Apokalypse und Antichrist in der englischen Literatur des 14. Jahrhunderts: William Langlands Piers Plowman Joachim von Fiore und der Chiliasmus des Mittelalters., Joachim von Fiore und der Chiliasmus des Mittelalters.

The appearance of Lady Meed, modelled on the Whore of Babylon, corresponds to the appearance of the Antichrist in B.19-20. Although she is commanded to subject her actions to synderesis, the failure of Piers, who must call on Hunger to institute his ideas of a just order, means that she triumphs over that which is represented by the king and his advisors, Reason and Conscience. The conclusion of the poem forces consideration of how much importance should be ascribed to the perfected world order of B.3 in the context of history as conceptualized in B.20, given the absence in the latter of discussion of the Resurrrection and of any Kingdom of God of 1000 years duration.

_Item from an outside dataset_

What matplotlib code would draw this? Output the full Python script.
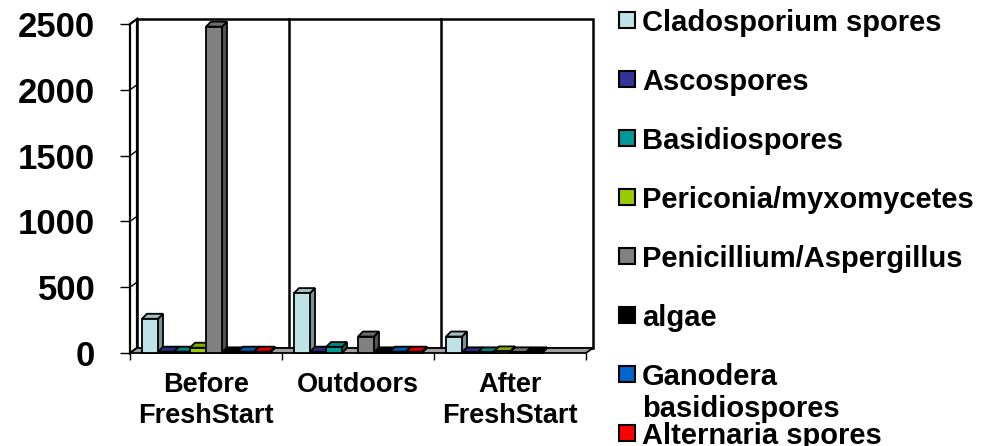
import numpy as np
import matplotlib.pyplot as plt
from matplotlib.patches import Polygon, Rectangle
import matplotlib.colors as mcolors

plt.rcParams['font.family'] = ['Liberation Sans', 'DejaVu Sans']
plt.rcParams['font.weight'] = 'bold'

# data
categories = ['Before\nFreshStart', 'Outdoors', 'After\nFreshStart']
series = ['Cladosporium spores', 'Ascospores', 'Basidiospores', 'Periconia/myxomycetes',
          'Penicillium/Aspergillus', 'algae', 'Ganodera\nbasidiospores', 'Alternaria spores']
colors = ['#BFE2E6', '#333399', '#009999', '#99CC00', '#808080', '#000000', '#0066CC', '#FF0000']

cladosporium = [260, 455, 125]
ascospores = [10, 10, 5]
basidiospores = [10, 45, 5]
periconia = [40, 0, 12]
penicillium = [2480, 125, 5]
algae = [5, 5, 5]
ganodera = [10, 10, 0]
alternaria = [10, 10, 0]
values = [cladosporium, ascospores, basidiospores, periconia,
          penicillium, algae, ganodera, alternaria]

yticks = [0, 500, 1000, 1500, 2000, 2500]

W, H = 989, 446
fig = plt.figure(figsize=(W / 100, H / 100), dpi=100)
ax = fig.add_axes([130 / W, (H - 353) / H, 456 / W, 329 / H])
ax.set_xlim(0, 3)
ax.set_ylim(0, 2500)
for s in ax.spines.values():
    s.set_visible(False)

# pixel -> data helpers for the fake 3d depth
ux = 3 / 456
uy = 2500 / 329
wdx, wdy = 7 * ux, 5 * uy      # wall / floor depth
bdx, bdy = 5 * ux, 5 * uy      # bar depth
ytop = 334 * uy

# back wall, side wall, floor
ax.add_patch(Rectangle((wdx, wdy), 3, ytop - wdy, facecolor='white', edgecolor='black',
                       lw=1.8, zorder=0.5, clip_on=False))
for xg in [1, 2]:
    ax.plot([xg + wdx, xg + wdx], [wdy, ytop], color='black', lw=1.8, zorder=0.6, clip_on=False)
ax.add_patch(Polygon([(0, 0), (0, ytop - wdy), (wdx, ytop), (wdx, wdy)], closed=True,
                     facecolor='white', edgecolor='black', lw=1.6, zorder=0.7, clip_on=False))
for v in yticks[1:]:
    ax.plot([0, wdx], [v, v + wdy], color='black', lw=1, zorder=0.8, clip_on=False)
ax.add_patch(Polygon([(0, 0), (3, 0), (3 + wdx, wdy), (wdx, wdy)], closed=True,
                     facecolor='#A0A0A0', edgecolor='black', lw=1.3, zorder=1, clip_on=False))

# bars
n = len(series)
w = 16 / 152
gap = 1 - n * w
z = 2
for i in range(len(categories)):
    for j in range(n):
        v = values[j][i]
        if v <= 0:
            continue
        c = np.array(mcolors.to_rgb(colors[j]))
        x0 = i + gap / 2 + j * w
        side = [(x0 + w, 0), (x0 + w + bdx, bdy), (x0 + w + bdx, v + bdy), (x0 + w, v)]
        top = [(x0, v), (x0 + w, v), (x0 + w + bdx, v + bdy), (x0 + bdx, v + bdy)]
        ax.add_patch(Polygon(side, closed=True, facecolor=c * 0.65, edgecolor='black',
                             lw=1.3, zorder=z, clip_on=False))
        ax.add_patch(Polygon(top, closed=True, facecolor=c * 0.85, edgecolor='black',
                             lw=1.3, zorder=z, clip_on=False))
        ax.bar(x0, v, width=w, align='edge', color=colors[j], edgecolor='black',
               lw=1.3, zorder=z + 0.5, clip_on=False)
        z += 1

# axes ticks
ax.set_yticks(yticks)
ax.set_yticklabels([str(t) for t in yticks])
ax.tick_params(axis='y', length=7, width=1, pad=18, labelsize=25)
ax.set_xticks([0, 1, 2, 3])
ax.set_xticklabels([])
ax.tick_params(axis='x', which='major', length=5, width=1)
ax.set_xticks([0.5, 1.5, 2.5], minor=True)
ax.set_xticklabels(categories, minor=True, fontsize=19.5, linespacing=1.25)
ax.tick_params(axis='x', which='minor', length=0, pad=14)

# legend drawn by hand to keep the original spacing
for k, name in enumerate(series):
    yc = 20 + 59 * k
    fig.patches.append(Rectangle((619 / W, 1 - (yc + 8) / H), 16 / W, 16 / H,
                                 transform=fig.transFigure, facecolor=colors[k],
                                 edgecolor='black', lw=1.5))
    for m, line in enumerate(name.split('\n')):
        fig.text(642 / W, 1 - (yc + 11 + 32 * m) / H, line, fontsize=21,
                 fontweight='bold', va='baseline', ha='left')

fig.savefig('out.png', dpi=100)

Only in the depiction of a perfected world order in B. 10 does the viewpoint of salvation appear, in the prophesied arrival of the king who will conquer the Antichrist – an idea absent from B. 3. Compared with Joachim of Fiore, WL is more fully committed to a christocentric view of history, and Joachim’s “intelligentia spiritualis” is unrelated to WL’s Reason, which derives from the scholastic concept as found in Thomas Aquinas and Duns Scotus.